İsa Mesih bu derin düşünceyi ölenler için değil, geride kalanlar için ifade etmişti. Böylece insanların benliklerinden fedakârlık ederek sürekli yeni değerler yaratmalarını öğütlemişti. Belli ki Patrik Torkom bu söylemi içselleştirerek yaşamını ölümden mutluluğa varmanın sanatıyla zenginleştirmiş.

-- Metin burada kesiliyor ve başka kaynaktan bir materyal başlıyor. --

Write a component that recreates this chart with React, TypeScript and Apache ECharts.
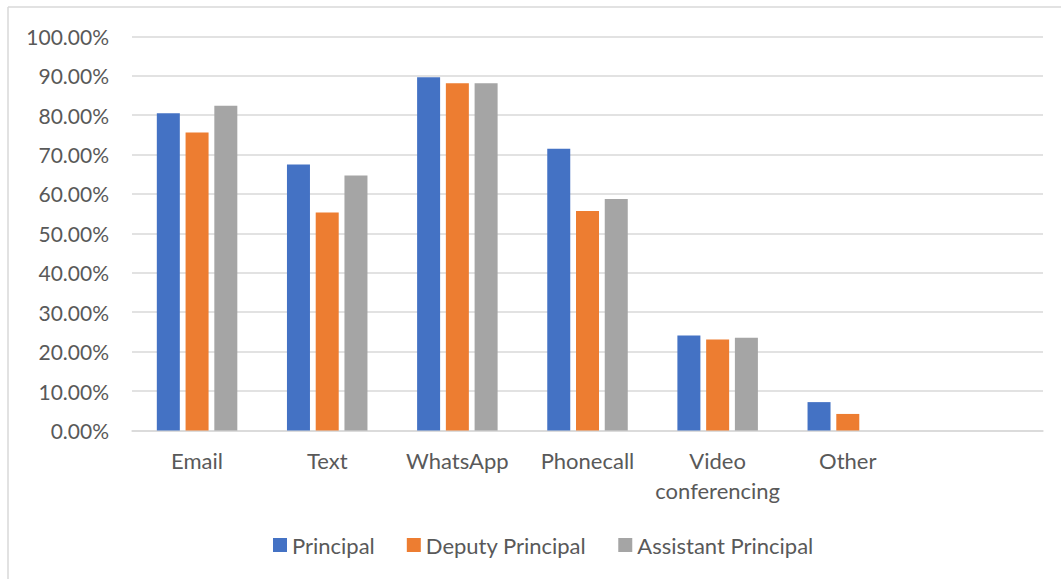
import React, { useEffect, useRef } from "react";
import * as echarts from "echarts";

const categories = ["Email", "Text", "WhatsApp", "Phonecall", "Video\nconferencing", "Other", ""];
const principal = [80.5, 67.5, 89.6, 71.5, 24.1, 7.2, null];
const deputyPrincipal = [75.6, 55.3, 88.1, 55.7, 23.1, 4.2, null];
const assistantPrincipal = [82.4, 64.7, 88.1, 58.7, 23.5, null, null];
const seriesNames = ["Principal", "Deputy Principal", "Assistant Principal"];
const colors = ["#4472C4", "#ED7D31", "#A5A5A5"];

export default function App() {
  const ref = useRef<HTMLDivElement>(null);
  useEffect(() => {
    if (!ref.current) return;
    const chart = echarts.init(ref.current, undefined, { renderer: "svg" });
    const font = "Lato, 'Noto Sans', sans-serif";
    const mk = (name: string, data: (number | null)[], color: string) => ({
      name,
      type: "bar",
      data,
      barWidth: 23,
      barGap: "25%",
      itemStyle: { color },
    });
    chart.setOption({
      animation: false,
      backgroundColor: "#fff",
      color: colors,
      textStyle: { fontFamily: font },
      grid: { left: 132, right: 18, top: 36.3, bottom: 148.5, containLabel: false },
      graphic: [
        { type: "line", shape: { x1: 8, y1: 7, x2: 1061, y2: 7 }, style: { stroke: "#d9d9d9", lineWidth: 1.5 } },
        { type: "line", shape: { x1: 8, y1: 7, x2: 8, y2: 579 }, style: { stroke: "#d9d9d9", lineWidth: 1.5 } },
      ],
      legend: {
        left: 268,
        top: 529,
        itemWidth: 14,
        itemHeight: 14,
        itemGap: 32,
        icon: "rect",
        data: seriesNames,
        textStyle: { fontFamily: font, fontSize: 22, color: "#595959" },
      },
      xAxis: {
        type: "category",
        data: categories,
        axisLine: { show: true, lineStyle: { color: "#d9d9d9", width: 1.5 } },
        axisTick: { show: false },
        axisLabel: {
          interval: 0,
          margin: 15,
          fontFamily: font,
          fontSize: 22,
          lineHeight: 30,
          color: "#595959",
        },
      },
      yAxis: {
        type: "value",
        min: 0,
        max: 100,
        interval: 10,
        axisLine: { show: false },
        axisTick: { show: false },
        splitLine: { lineStyle: { color: "#d9d9d9", width: 1.5 } },
        axisLabel: {
          margin: 23,
          fontFamily: font,
          fontSize: 21,
          color: "#595959",
          formatter: (v: number) => v.toFixed(2) + "%",
        },
      },
      series: [
        mk(seriesNames[0], principal, colors[0]),
        mk(seriesNames[1], deputyPrincipal, colors[1]),
        mk(seriesNames[2], assistantPrincipal, colors[2]),
      ],
    });
    return () => chart.dispose();
  }, []);
  return (
    <div
      ref={ref}
      style={{ position: "fixed", left: 0, top: 0, width: 1061, height: 579 }}
    />
  );
}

Müteveffa Patrik Torkom ölümün gerçekliği karşısında hep duyarlı ve uyanık olmuştu. Yaşamını çalışmanın mutluluğu ve üretimin zevkiyle anlamlandırmıştı. Gençliğinde yazdığı bir şiirinde yaşamını verimli kılmak uğruna aceleciliğini şu dizelerle dile getirmişti:

Ulu tanrım, nasıl da hızlı geçmiş ömrümün günleri,

Yarın huzura çağırırsın beni, heyecanla varırım,

lakin layık olmak için kutsal nimetine ya Rab,

Bahşettiğin gövdeme kıyasla  nasıl da cılız kalır verimim

Çalışma odasına girenler onu kâğıtlar, mektuplar, kitaplarla dolu çalışma masasının başında çalışırken bulurlardı. Dirençli bir din adamıydı Şen-Mah. Bir ruhbana yaraşır şekilde akdine sadık kalmıştı. İç dünyasında ne denli suskun ve sakinse, dış dünyada da o denli faal bir kişiliğe sahipti. Bu anlamda şair kimliği ile çelik iradeli savaşçıyı ruhunda harmanlamaya çalışırdı.

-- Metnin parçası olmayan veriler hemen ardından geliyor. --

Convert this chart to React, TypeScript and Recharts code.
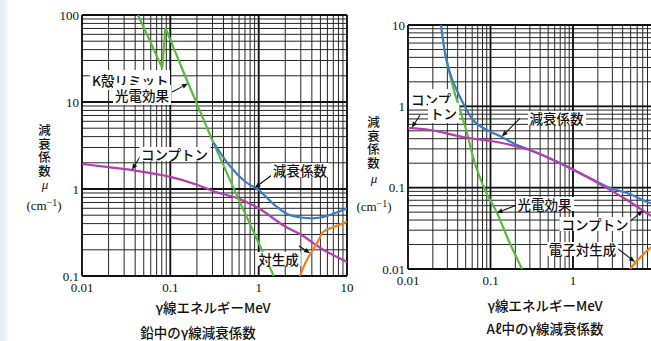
import React from 'react';
import { ComposedChart, Line, XAxis, YAxis, CartesianGrid, ReferenceLine } from 'recharts';

// ---------- Lead (left chart) ----------
const pbXDecades = [0.01, 0.1, 1, 10];
const pbXLabels = ['0.01', '0.1', '1', '10'];
const pbYDecades = [0.1, 1, 10, 100];
const pbYLabels = ['0.1', '1', '10', '100'];

const pbPhotoE = [0.043, 0.06, 0.081, 0.088, 0.15, 0.3, 0.6, 1.0, 1.48];
const pbPhotoMu = [100, 48, 24.5, 71, 19, 3.6, 0.74, 0.24, 0.1];

const pbTotalE = [0.31, 0.4, 0.5, 0.7, 1, 1.5, 2, 3, 4, 5, 7, 10];
const pbTotalMu = [3.4, 2.3, 1.72, 1.22, 0.97, 0.66, 0.53, 0.47, 0.46, 0.47, 0.52, 0.6];

const pbComptonE = [0.01, 0.02, 0.04, 0.07, 0.1, 0.2, 0.3, 0.6, 1, 2, 3, 5, 10];
const pbComptonMu = [1.94, 1.78, 1.63, 1.48, 1.38, 1.12, 0.95, 0.77, 0.6, 0.37, 0.3, 0.21, 0.145];

const pbPairE = [2.94, 3.2, 3.6, 4.12, 4.7, 5.35, 7.3, 10];
const pbPairMu = [0.1, 0.125, 0.16, 0.2, 0.25, 0.32, 0.37, 0.42];

// ---------- Aluminium (right chart) ----------
const alXDecades = [0.01, 0.1, 1, 10];
const alXLabels = ['0.01', '0.1', '1', ''];
const alYDecades = [0.01, 0.1, 1, 10];
const alYLabels = ['0.01', '0.1', '1', '10'];

const alTotalE = [0.0251, 0.0281, 0.0323, 0.0389, 0.0464, 0.0614, 0.0907, 0.13, 0.2095, 0.301, 0.695, 1.48, 2.81, 4.52, 8.58, 10];
const alTotalMu = [10, 4.53, 2.57, 1.59, 1.1, 0.679, 0.512, 0.432, 0.334, 0.29, 0.201, 0.137, 0.099, 0.086, 0.0648, 0.062];

const alComptonE = [0.01, 0.0185, 0.0464, 0.12, 0.3, 0.695, 1.48, 2.81, 4.52, 8.58, 10];
const alComptonMu = [0.542, 0.512, 0.42, 0.364, 0.29, 0.2, 0.135, 0.094, 0.0705, 0.046, 0.042];

const alPhotoE = [0.0281, 0.0351, 0.0427, 0.0519, 0.0614, 0.0858, 0.12, 0.163, 0.241];
const alPhotoMu = [4.53, 1.73, 0.9, 0.47, 0.238, 0.0936, 0.0488, 0.0234, 0.01];

const alPairE = [4.9, 6.5, 8.58, 10];
const alPairMu = [0.01, 0.0138, 0.0181, 0.02];

// arrows: [tailE, tailMu, headE, headMu]
const pbArrows = [
  [0.1045, 13.0, 0.1585, 16.3],
  [0.049, 2.66, 0.0368, 1.66],
  [1.416, 1.45, 0.9, 1.03],
  [2.86, 0.221, 3.81, 0.182],
];
const alArrows = [
  [0.014, 0.782, 0.0111, 0.545],
  [0.228, 0.713, 0.137, 0.425],
  [0.2077, 0.0612, 0.119, 0.049],
  [4.64, 0.0367, 7.05, 0.0524],
  [3.41, 0.0181, 5.65, 0.0122],
];

const MULTS = [1, 2, 3, 4, 5, 6, 7, 8, 9];

const zip = (xs: number[], ys: number[]) => xs.map((x, i) => ({ x, y: ys[i] }));
const makeTicks = (dec: number[]) =>
  dec.flatMap((d, i) => (i === dec.length - 1 ? [d] : MULTS.map((m) => +(d * m).toPrecision(6))));
const makeFmt = (dec: number[], labels: string[]) => (v: number) => {
  const i = dec.findIndex((d) => Math.abs(d - v) / d < 1e-6);
  return i >= 0 ? labels[i] : '';
};

const GREEN = '#5cba3e';
const BLUE = '#3b7bc8';
const MAGENTA = '#b43fac';
const ORANGE = '#f0801e';

const arrowShape = (p: any) => {
  const { x1, y1, x2, y2 } = p;
  const ang = Math.atan2(y2 - y1, x2 - x1);
  const L = 6;
  const W = 2.4;
  const bx = x2 - L * Math.cos(ang);
  const by = y2 - L * Math.sin(ang);
  const pts = `${x2},${y2} ${bx + W * Math.sin(ang)},${by - W * Math.cos(ang)} ${bx - W * Math.sin(ang)},${by + W * Math.cos(ang)}`;
  return (
    <g>
      <line x1={x1} y1={y1} x2={bx} y2={by} stroke="#111" strokeWidth={1.1} />
      <polygon points={pts} fill="#111" />
    </g>
  );
};

const tickStyle = { fontSize: 13, fill: '#111', fontFamily: '"Liberation Serif", "DejaVu Serif", serif' };

type Series = { data: { x: number; y: number }[]; color: string; type: 'linear' | 'monotone' };

const LogChart = (props: {
  left: number;
  width: number;
  margin: { top: number; right: number; bottom: number; left: number };
  xDec: number[];
  xLabels: string[];
  yDec: number[];
  yLabels: string[];
  series: Series[];
  arrows: number[][];
}) => {
  const { xDec, yDec } = props;
  const xDomain = [xDec[0], xDec[xDec.length - 1]];
  const yDomain = [yDec[0], yDec[yDec.length - 1]];
  return (
    <div style={{ position: 'absolute', left: props.left, top: 0 }}>
      <ComposedChart width={props.width} height={341} margin={props.margin}>
        <CartesianGrid stroke="#262626" strokeWidth={1} />
        <XAxis
          type="number"
          dataKey="x"
          scale="log"
          domain={xDomain}
          allowDataOverflow
          ticks={makeTicks(xDec)}
          interval={0}
          tickFormatter={makeFmt(xDec, props.xLabels)}
          axisLine={false}
          tickLine={false}
          tickSize={0}
          tickMargin={7}
          height={20}
          tick={tickStyle}
        />
        <YAxis
          type="number"
          dataKey="y"
          scale="log"
          domain={yDomain}
          allowDataOverflow
          ticks={makeTicks(yDec)}
          interval={0}
          tickFormatter={makeFmt(yDec, props.yLabels)}
          axisLine={false}
          tickLine={false}
          tickSize={0}
          tickMargin={3}
          width={30}
          tick={tickStyle}
        />
        {xDec.map((d) => (
          <ReferenceLine key={'vx' + d} x={d} stroke="#111" strokeWidth={1.8} />
        ))}
        {yDec.map((d) => (
          <ReferenceLine key={'hy' + d} y={d} stroke="#111" strokeWidth={1.8} />
        ))}
        {props.series.map((s, i) => (
          <Line
            key={i}
            data={s.data}
            dataKey="y"
            type={s.type}
            stroke={s.color}
            strokeWidth={2.2}
            dot={false}
            activeDot={false}
            isAnimationActive={false}
          />
        ))}
        {props.arrows.map((a, i) => (
          <ReferenceLine
            key={'ar' + i}
            segment={[
              { x: a[0], y: a[1] },
              { x: a[2], y: a[3] },
            ]}
            shape={arrowShape}
          />
        ))}
      </ComposedChart>
    </div>
  );
};

const cjk = '"Noto Sans CJK JP", "Noto Sans", sans-serif';
const serif = '"Liberation Serif", "DejaVu Serif", serif';

const Tag = ({ x, y, text, bg = true, size = 13.5, font = cjk, lh = 14 }: { x: number; y: number; text: React.ReactNode; bg?: boolean; size?: number; font?: string; lh?: number }) => (
  <div
    style={{
      position: 'absolute',
      left: x,
      top: y,
      transform: 'translate(-50%, -50%)',
      fontFamily: font,
      fontSize: size,
      lineHeight: lh + 'px',
      color: '#111',
      background: bg ? '#fff' : 'transparent',
      padding: bg ? '0 2px' : 0,
      whiteSpace: 'nowrap',
      fontWeight: 500,
    }}
  >
    {text}
  </div>
);

// two-line label in a single text block; second line shifted right by `shift`
const Tag2 = ({ x, y, a, b, shift, lh = 14.5 }: { x: number; y: number; a: string; b: string; shift: number; lh?: number }) => (
  <div
    style={{
      position: 'absolute',
      left: x,
      top: y,
      fontFamily: cjk,
      fontSize: 13.5,
      lineHeight: lh + 'px',
      color: '#111',
      whiteSpace: 'nowrap',
      fontWeight: 500,
    }}
  >
    <span style={{ background: '#fff', padding: '0 2px' }}>{a}</span>
    <br />
    <span style={{ background: '#fff', padding: '0 2px', marginLeft: shift }}>{b}</span>
  </div>
);

const VTitle = ({ x, yMid, yMu }: { x: number; yMid: number; yMu: number }) => (
  <>
    <div
      style={{
        position: 'absolute',
        left: x,
        top: yMid,
        transform: 'translate(-50%, -50%)',
        writingMode: 'vertical-rl',
        fontFamily: cjk,
        fontSize: 12.5,
        letterSpacing: '1px',
        lineHeight: '14px',
        color: '#111',
        fontWeight: 500,
      }}
    >
      減衰係数
    </div>
    <Tag x={x + 1} y={yMu} text={<i>μ</i>} bg={false} size={13} font={serif} lh={12} />
  </>
);

const Unit = ({ x, y }: { x: number; y: number }) => (
  <Tag
    x={x}
    y={y}
    bg={false}
    size={13}
    font={serif}
    lh={13}
    text={
      <span>
        (cm<span style={{ fontSize: 10, verticalAlign: '4px' }}>−1</span>)
      </span>
    }
  />
);

export default function App() {
  const leftSeries: Series[] = [
    { data: zip(pbComptonE, pbComptonMu), color: MAGENTA, type: 'monotone' },
    { data: zip(pbPhotoE, pbPhotoMu), color: GREEN, type: 'linear' },
    { data: zip(pbTotalE, pbTotalMu), color: BLUE, type: 'monotone' },
    { data: zip(pbPairE, pbPairMu), color: ORANGE, type: 'monotone' },
  ];
  const rightSeries: Series[] = [
    { data: zip(alPhotoE, alPhotoMu), color: GREEN, type: 'monotone' },
    { data: zip(alTotalE, alTotalMu), color: BLUE, type: 'monotone' },
    { data: zip(alComptonE, alComptonMu), color: MAGENTA, type: 'monotone' },
    { data: zip(alPairE, alPairMu), color: ORANGE, type: 'monotone' },
  ];
  return (
    <div
      style={{
        position: 'absolute',
        left: 0,
        top: 0,
        width: 651,
        height: 341,
        overflow: 'hidden',
        background: 'linear-gradient(to right, #e2edf6 0px, #e9f1f8 5px, #ffffff 9px)',
      }}
    >
      <LogChart
        left={0}
        width={360}
        margin={{ top: 15, right: 13, bottom: 45, left: 52 }}
        xDec={pbXDecades}
        xLabels={pbXLabels}
        yDec={pbYDecades}
        yLabels={pbYLabels}
        series={leftSeries}
        arrows={pbArrows}
      />
      <LogChart
        left={340}
        width={330}
        margin={{ top: 25, right: 14.5, bottom: 52, left: 38 }}
        xDec={alXDecades}
        xLabels={alXLabels}
        yDec={alYDecades}
        yLabels={alYLabels}
        series={rightSeries}
        arrows={alArrows}
      />

      {/* left chart annotations */}
      <Tag2 x={90} y={72.5} a="K殻リミット" b="光電効果" shift={23} lh={15} />
      <Tag x={174.5} y={153.5} text="コンプトン" />
      <Tag x={300} y={170} text="減衰係数" />
      <Tag x={278.5} y={259} text="対生成" />
      <VTitle x={44} yMid={150.5} yMu={185} />
      <Unit x={44} y={204} />
      <Tag x={213} y={307} text="γ線エネルギーMeV" bg={false} size={13.5} />
      <Tag x={198} y={332} text="鉛中のγ線減衰係数" bg={false} size={13.5} />

      {/* right chart annotations */}
      <Tag2 x={409} y={92} a="コンプ" b="トン" shift={19} lh={14} />
      <Tag x={556.5} y={118} text="減衰係数" />
      <Tag x={544.5} y={203.5} text="光電効果" />
      <Tag x={595} y={224} text="コンプトン" />
      <Tag x={582.5} y={249} text="電子対生成" />
      <VTitle x={373} yMid={142.5} yMu={179} />
      <Unit x={374} y={205} />
      <Tag x={545} y={305} text="γ線エネルギーMeV" bg={false} size={13.5} />
      <Tag x={545} y={328} text="Aℓ中のγ線減衰係数" bg={false} size={13.5} />
    </div>
  );
}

Onu tanıyanlar kendisini her zaman cesur ve özverili bir çoban, coşkulu bir öğretmen, Ermeni Kilisesi’nin onurlu ve parlak bir üyesi olarak anımsayacaklar. Halkına ve kilisesine o kadar çok şey verdi ki, hatırası tarihin tozlu sayfalarında dahi parlamaya devam edecek.

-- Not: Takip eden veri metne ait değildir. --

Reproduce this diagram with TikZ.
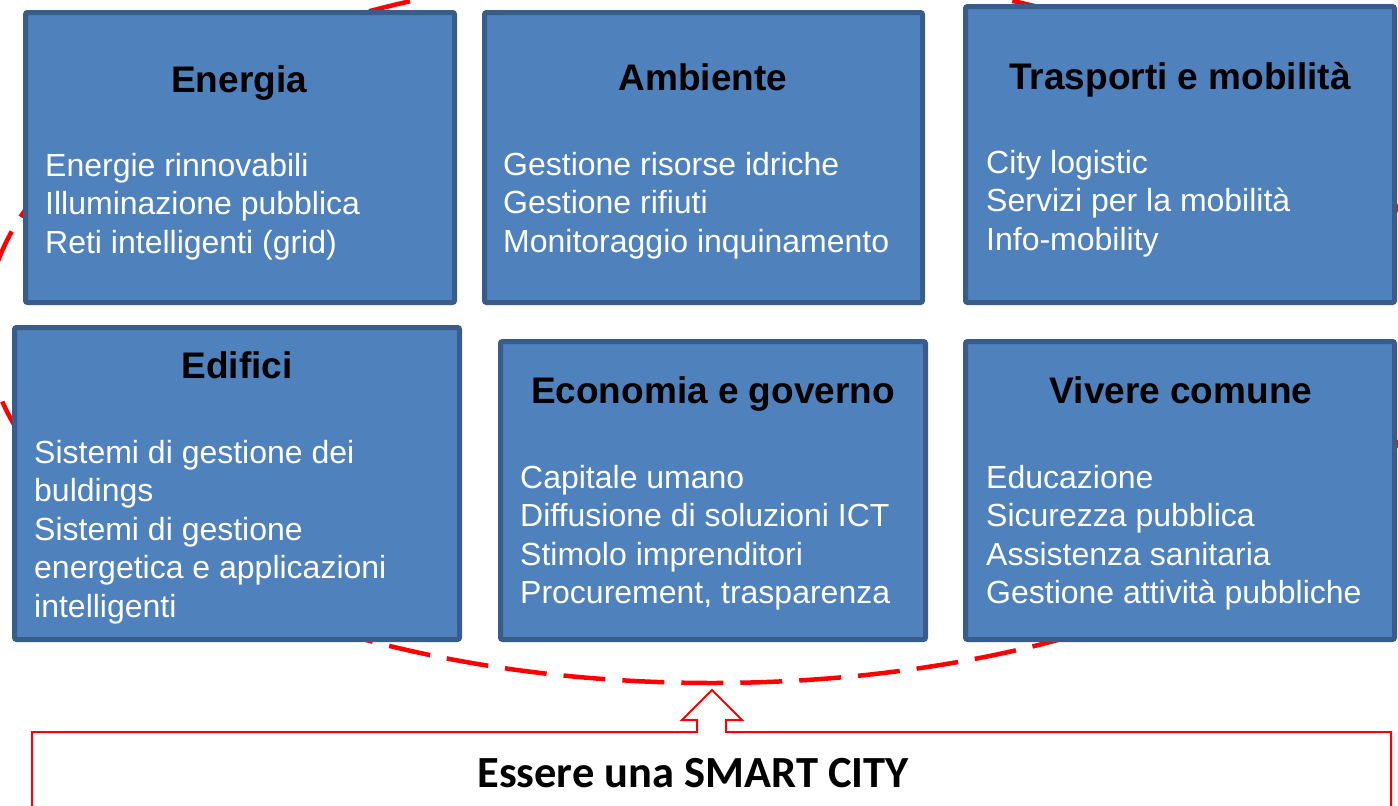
\documentclass[tikz,border=0pt]{standalone}
\usepackage{fontspec}
\setmainfont{Liberation Sans}
\newfontfamily\calib{Carlito}
\definecolor{boxfill}{HTML}{4F81BD}
\definecolor{boxline}{HTML}{385D8A}
\begin{document}
\begin{tikzpicture}[x=1pt,y=-1pt,
  catbox/.style={draw=boxline, fill=boxfill, line width=5pt, rounded corners=2pt, inner sep=0pt},
  cattitle/.style={anchor=base, inner sep=0pt, font=\fontsize{37}{44}\selectfont\bfseries, text=black},
  catbody/.style={anchor=base west, inner sep=0pt, font=\fontsize{32}{38.5}\selectfont, text=white},
  ring/.style={draw=red, line width=4.5pt, dash pattern=on 42pt off 17pt},
  goalbox/.style={draw=red, fill=white, line width=2pt}]
\useasboundingbox (0,0) rectangle (1398,806);
% dashed ellipse behind
\draw[ring] (712,326) ellipse [x radius=726pt, y radius=357pt];
% boxes
\node[catbox, minimum width=429pt, minimum height=290pt] (b1) at (240,157.5) {};
\node[catbox, minimum width=438pt, minimum height=290pt] (b2) at (703.5,157.5) {};
\node[catbox, minimum width=429pt, minimum height=296pt] (b3) at (1180,154.5) {};
\node[catbox, minimum width=445pt, minimum height=312pt] (b4) at (237,483.5) {};
\node[catbox, minimum width=425pt, minimum height=298pt] (b5) at (713,490.5) {};
\node[catbox, minimum width=429pt, minimum height=298pt] (b6) at (1180,490.5) {};
% titles
\node[cattitle] (t1) at (239,92) {Energia};
\node[cattitle] (t2) at (703,90) {Ambiente};
\node[cattitle] (t3) at (1180,89) {Trasporti e mobilità};
\node[cattitle] (t4) at (237,378) {Edifici};
\node[cattitle] (t5) at (713,403) {Economia e governo};
\node[cattitle] (t6) at (1181,403) {Vivere comune};
% bodies
\node[catbody] (c1) at (45,176) {\begin{tabular}[t]{@{}l@{}}Energie rinnovabili\\Illuminazione pubblica\\Reti intelligenti (grid)\end{tabular}};
\node[catbody] (c2) at (503,175) {\begin{tabular}[t]{@{}l@{}}Gestione risorse idriche\\Gestione rifiuti\\Monitoraggio inquinamento\end{tabular}};
\node[catbody] (c3) at (986,173) {\begin{tabular}[t]{@{}l@{}}City logistic\\Servizi per la mobilità\\Info-mobility\end{tabular}};
\node[catbody] (c4) at (34,463) {\begin{tabular}[t]{@{}l@{}}Sistemi di gestione dei\\buldings\\Sistemi di gestione\\energetica e applicazioni\\intelligenti\end{tabular}};
\node[catbody] (c5) at (520,488) {\begin{tabular}[t]{@{}l@{}}Capitale umano\\Diffusione di soluzioni ICT\\Stimolo imprenditori\\Procurement, trasparenza\end{tabular}};
\node[catbody] (c6) at (986,488) {\begin{tabular}[t]{@{}l@{}}Educazione\\Sicurezza pubblica\\Assistenza sanitaria\\Gestione attività pubbliche\end{tabular}};
% goal box with arrow
\coordinate (tip) at (712,690);
\draw[goalbox] (32,830) -- (32,732) -- (697,732) -- (697,720) -- (682,720) -- (tip) -- (742,720) -- (726,720) -- (726,732) -- (1391,732) -- (1391,830);
\node[anchor=base, inner sep=0pt, font=\calib\fontsize{44.5}{54}\selectfont\bfseries] (goal) at (693,787) {Essere una SMART CITY};
\end{tikzpicture}
\end{document}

Dökülürler tane tane, bak yapraklarım dökülürler.

Ölümle çoktan barışık olduğuna göre, huzur içinde yatsın son mekânında.

Genç rahibin güncesinden

“Sabah saat 8’den 10.30’a kadar yazmalarla ilgileniyoruz. 11’de zaten yemek duası var. İncelediğim son dosyanın içinde yeni zamanların büyük simalarının yazmaları vardı. Paris’ten bir Ermeni, 10’dan fazla yazarın yazmalarını S. Hagopyants yazmalar kütüphanesine göndermiş. Kiminden bir şiir, kiminden bir yazı. Rupen Sevag, Yeğişe Srp. Turyan, Taniel Varujan’ın şiirleri. Patrik Ormanyan’ın özyaşamöyküsü, Andonyan Manastırı’nda dini kıyafetleri içinde bir fotoğrafı. Hepsi kendi el yazılarıyla… Ormanyan’ın Armaş’taki ruhban okulu hakkındaki bir incelemesinden başka, Patrik Torkom’dan da bir defter vardı: “Bardizag’ın [Bahçecik] Doğuşunun Tarihi.” Baskıya verilip verilmediğini bilmiyorum. Bir his beni bu deftere bağlıyor, açıp sayfaları çevirmeye başlıyorum. Ondan kalan en önemsiz bir eşyanın, bir yazının bile üzerimde büyüleyici bir etkisi var.”

Torkom Manukyan, 1939  (İstanbul: Aras Yayıncılık, 2001)

Kudüs Ermeni Patrikliğinin tarihçesi

Ermenilerin Kudüs’e ilk kez, İsa’dan önce I. yüzyılda, II. Dikran’ın fetihleri sırasında gittiği düşünülüyor. 4. yüzyıldan itibaren çok sayıda Ermeni hacı Kudüs’ü ziyaret etti. Hac yolunda onlarca Ermeni kilisesi ve manastırı inşa edildi. 6. yüzyılda bu ibadethanelerinin sayısının 70’e ulaştığı biliniyor. Ermeni Kilisesi, Bizans kontrolündeki Kudüs Patrikliği’nden 6. yüzyılda ayrılarak kendine ait Patrikliği kurdu. Arap tarihçi Zeki-ed-din, Kudüs’ün ilk Ermeni Patriği Abraham’ın, Hazreti Muhammed’den Ermenilerin Kudüs’te sahip olduğu mülklerin korunması için bir berat aldığını yazar. Kudüs Ermeni Patrikliği, bugün, İsrail, Filistin ve Ürdün Ermeni cemaatlerinin ruhani önderliğini yapıyor. Patriklik, aynı zamanda, Rum ve Latin kiliseleriyle birlikte, Kudüs’te Hıristiyanlık için kutsal olan yerlerin koruyucu kiliselerinden biri olarak kabul ediliyor. Kudüs’te şu anda 2000 Ermeni yaşıyor. 1948’de İsrail devleti kurulduğunda bu rakam, 16 bindi.